### [Goal]
Your copy should hold exactly the lines from the one containing "Reproduce this chart with matplotlib." to the one containing "ax = fig.add_axes([0.1587, 0.1796, 0.4585, 0.7689])", inclusive, with no pictures.

### [Data for processing]
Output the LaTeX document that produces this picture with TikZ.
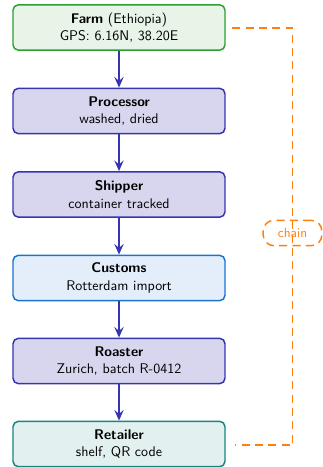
\documentclass[tikz,border=0pt]{standalone}
\usetikzlibrary{arrows.meta}
\definecolor{farmD}{HTML}{2E9E35}
\definecolor{farmL}{HTML}{E8F4E8}
\definecolor{procD}{HTML}{3535B0}
\definecolor{procL}{HTML}{D7D6EE}
\definecolor{custD}{HTML}{1A73D0}
\definecolor{custL}{HTML}{E3EEFA}
\definecolor{retD}{HTML}{17877E}
\definecolor{retL}{HTML}{E2F0EF}
\definecolor{chainC}{HTML}{FF7F0E}
\tikzset{
  box/.style={rectangle, rounded corners=4pt, line width=1.1pt, minimum width=159pt, minimum height=34pt, align=center, font=\sffamily\fontsize{10.5}{13}\selectfont, inner sep=2pt},
  farmbox/.style={box, draw=farmD, fill=farmL},
  procbox/.style={box, draw=procD, fill=procL},
  custbox/.style={box, draw=custD, fill=custL},
  retbox/.style={box, draw=retD, fill=retL},
  flow/.style={draw=procD, line width=1.2pt, -{Stealth[length=8pt,width=7pt,inset=3pt]}},
  chainline/.style={draw=chainC, line width=1.1pt, dash pattern=on 6pt off 4pt},
  chainlbl/.style={draw=chainC, line width=1.1pt, dash pattern=on 6pt off 4pt, rounded corners=8pt, text=chainC, font=\sffamily\fontsize{10}{12}\selectfont, minimum width=44pt, minimum height=19pt, inner sep=2pt}
}
\begin{document}
\begin{tikzpicture}[x=0.75pt,y=-0.75pt]
\useasboundingbox (0,0) rectangle (322,467);
\node[farmbox] (farm) at (119,27.5) {\textbf{Farm} (Ethiopia)\\GPS: 6.16N, 38.20E};
\node[procbox] (proc) at (119,111) {\textbf{Processor}\\washed, dried};
\node[procbox] (ship) at (119,194.5) {\textbf{Shipper}\\container tracked};
\node[custbox] (cust) at (119,278) {\textbf{Customs}\\Rotterdam import};
\node[procbox] (roast) at (119,361) {\textbf{Roaster}\\Zurich, batch R-0412};
\node[retbox] (ret) at (119,444) {\textbf{Retailer}\\shelf, QR code};
\draw[flow] (farm) -- (proc);
\draw[flow] (proc) -- (ship);
\draw[flow] (ship) -- (cust);
\draw[flow] (cust) -- (roast);
\draw[flow] (roast) -- (ret);
\coordinate (c1) at (292.5,28);
\coordinate (c2) at (292.5,445);
\draw[chainline] ([xshift=5pt]farm.east |- c1) -- (c1) -- (c2) -- ([xshift=7pt]ret.east |- c2);
\node[chainlbl] (chain) at (292.5,233) {chain};
\end{tikzpicture}
\end{document}
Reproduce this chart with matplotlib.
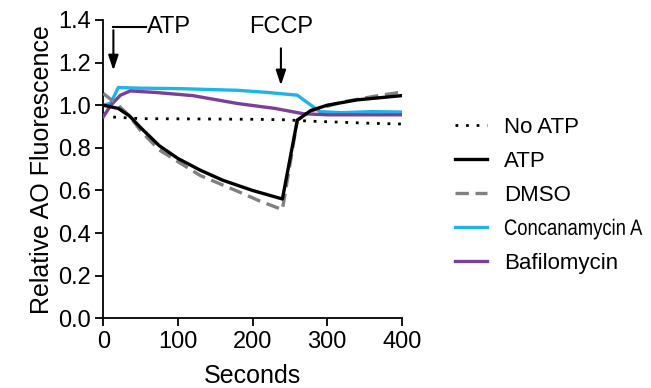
import matplotlib
matplotlib.use("Agg")
import matplotlib.pyplot as plt
from matplotlib.patheffects import AbstractPathEffect
from matplotlib.transforms import Affine2D

plt.rcParams['font.family'] = ['Liberation Sans', 'DejaVu Sans']

# Data
t_noatp = [0, 10, 50, 100, 150, 200, 240, 280, 320, 360, 400]
v_noatp = [0.96, 0.945, 0.937, 0.936, 0.935, 0.934, 0.932, 0.925, 0.92, 0.915, 0.912]

t_atp = [0, 20, 35, 50, 75, 100, 130, 160, 200, 240, 260, 278, 300, 340, 400]
v_atp = [1.0, 0.985, 0.95, 0.895, 0.81, 0.75, 0.695, 0.648, 0.60, 0.56, 0.93, 0.975, 1.0, 1.025, 1.045]

t_dmso = [0, 20, 35, 50, 75, 100, 130, 180, 210, 240, 260, 280, 320, 360, 400]
v_dmso = [1.055, 1.0, 0.95, 0.88, 0.79, 0.735, 0.67, 0.596, 0.55, 0.51, 0.93, 0.975, 1.015, 1.04, 1.062]

t_conc = [0, 10, 20, 50, 100, 180, 220, 260, 290, 320, 360, 400]
v_conc = [1.0, 1.01, 1.083, 1.08, 1.078, 1.07, 1.06, 1.047, 0.97, 0.965, 0.97, 0.968]

t_baf = [0, 10, 23, 36, 70, 120, 180, 230, 268, 300, 350, 400]
v_baf = [0.946, 1.0, 1.047, 1.067, 1.06, 1.045, 1.008, 0.985, 0.96, 0.955, 0.955, 0.955]

labels = ["No ATP", "ATP", "DMSO", "Concanamycin A", "Bafilomycin"]
xticks = [0, 100, 200, 300, 400]
yticks = [0.0, 0.2, 0.4, 0.6, 0.8, 1.0, 1.2, 1.4]


class Squeeze(AbstractPathEffect):
    """Horizontally condense text about its left origin."""
    def __init__(self, sx=0.83):
        super().__init__()
        self.sx = sx

    def draw_path(self, renderer, gc, tpath, affine, rgbFace=None):
        x0 = affine.get_matrix()[0, 2]
        extra = Affine2D().translate(-x0, 0).scale(self.sx, 1).translate(x0, 0)
        renderer.draw_path(gc, tpath, affine + extra, rgbFace)


fig = plt.figure(figsize=(6.51, 3.88), dpi=100)
ax = fig.add_axes([0.1587, 0.1796, 0.4585, 0.7689])

lw = 2.4
ax.plot(t_noatp, v_noatp, color='black', lw=2.0, ls=(0, (1, 2.8)), label=labels[0], zorder=3)
ax.plot(t_dmso, v_dmso, color='#808080', lw=lw, ls=(0, (4, 2)), label=labels[2], zorder=4)
ax.plot(t_atp, v_atp, color='black', lw=lw, label=labels[1], zorder=5)
ax.plot(t_conc, v_conc, color='#1EB4EA', lw=lw, label=labels[3], zorder=3)
ax.plot(t_baf, v_baf, color='#7B3F9A', lw=lw, label=labels[4], zorder=3)

ax.set_xlim(0, 400)
ax.set_ylim(0, 1.4)
ax.set_xticks(xticks)
ax.set_yticks(yticks)
ax.set_yticklabels([f"{v:.1f}" for v in yticks])
for s in ['top', 'right']:
    ax.spines[s].set_visible(False)
for s in ['left', 'bottom']:
    ax.spines[s].set_linewidth(1.3)
ax.tick_params(direction='out', length=6, width=1.3, labelsize=17)
ax.tick_params(axis='x', pad=3)
ax.tick_params(axis='y', pad=3)
ax.set_xlabel("Seconds", fontsize=18, labelpad=8)
ax.set_ylabel("Relative AO Fluorescence", fontsize=18, labelpad=3)
for sp in ax.spines.values():
    sp.set_clip_on(False)

# Annotations
ax.annotate("", xy=(13.5, 1.15), xytext=(13.5, 1.365),
            arrowprops=dict(arrowstyle='-|>,head_length=0.9,head_width=0.3', color='black', lw=1.5),
            annotation_clip=False)
ax.plot([13.5, 57], [1.365, 1.365], color='black', lw=1.5, clip_on=False)
ax.text(58, 1.365, "ATP", fontsize=17, va='center', ha='left')
ax.annotate("", xy=(238, 1.08), xytext=(238, 1.28),
            arrowprops=dict(arrowstyle='-|>,head_length=0.9,head_width=0.3', color='black', lw=1.5),
            annotation_clip=False)
ax.text(238, 1.365, "FCCP", fontsize=17, va='center', ha='center')

handles, labs = ax.get_legend_handles_labels()
order = [labs.index(l) for l in labels]
leg = fig.legend([handles[i] for i in order], [labs[i] for i in order],
                 loc='upper left', bbox_to_anchor=(0.699, 0.698), frameon=False,
                 borderpad=0, borderaxespad=0,
                 fontsize=16, handlelength=1.45, labelspacing=0.58, handletextpad=0.75)

for txt in leg.get_texts():
    if txt.get_text() == "Concanamycin A":
        txt.set_path_effects([Squeeze(0.83)])

fig.savefig("out.png", dpi=100)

### [Solution below]
Reproduce this chart with matplotlib.
import matplotlib
matplotlib.use("Agg")
import matplotlib.pyplot as plt
from matplotlib.patheffects import AbstractPathEffect
from matplotlib.transforms import Affine2D

plt.rcParams['font.family'] = ['Liberation Sans', 'DejaVu Sans']

# Data
t_noatp = [0, 10, 50, 100, 150, 200, 240, 280, 320, 360, 400]
v_noatp = [0.96, 0.945, 0.937, 0.936, 0.935, 0.934, 0.932, 0.925, 0.92, 0.915, 0.912]

t_atp = [0, 20, 35, 50, 75, 100, 130, 160, 200, 240, 260, 278, 300, 340, 400]
v_atp = [1.0, 0.985, 0.95, 0.895, 0.81, 0.75, 0.695, 0.648, 0.60, 0.56, 0.93, 0.975, 1.0, 1.025, 1.045]

t_dmso = [0, 20, 35, 50, 75, 100, 130, 180, 210, 240, 260, 280, 320, 360, 400]
v_dmso = [1.055, 1.0, 0.95, 0.88, 0.79, 0.735, 0.67, 0.596, 0.55, 0.51, 0.93, 0.975, 1.015, 1.04, 1.062]

t_conc = [0, 10, 20, 50, 100, 180, 220, 260, 290, 320, 360, 400]
v_conc = [1.0, 1.01, 1.083, 1.08, 1.078, 1.07, 1.06, 1.047, 0.97, 0.965, 0.97, 0.968]

t_baf = [0, 10, 23, 36, 70, 120, 180, 230, 268, 300, 350, 400]
v_baf = [0.946, 1.0, 1.047, 1.067, 1.06, 1.045, 1.008, 0.985, 0.96, 0.955, 0.955, 0.955]

labels = ["No ATP", "ATP", "DMSO", "Concanamycin A", "Bafilomycin"]
xticks = [0, 100, 200, 300, 400]
yticks = [0.0, 0.2, 0.4, 0.6, 0.8, 1.0, 1.2, 1.4]


class Squeeze(AbstractPathEffect):
    """Horizontally condense text about its left origin."""
    def __init__(self, sx=0.83):
        super().__init__()
        self.sx = sx

    def draw_path(self, renderer, gc, tpath, affine, rgbFace=None):
        x0 = affine.get_matrix()[0, 2]
        extra = Affine2D().translate(-x0, 0).scale(self.sx, 1).translate(x0, 0)
        renderer.draw_path(gc, tpath, affine + extra, rgbFace)


fig = plt.figure(figsize=(6.51, 3.88), dpi=100)
ax = fig.add_axes([0.1587, 0.1796, 0.4585, 0.7689])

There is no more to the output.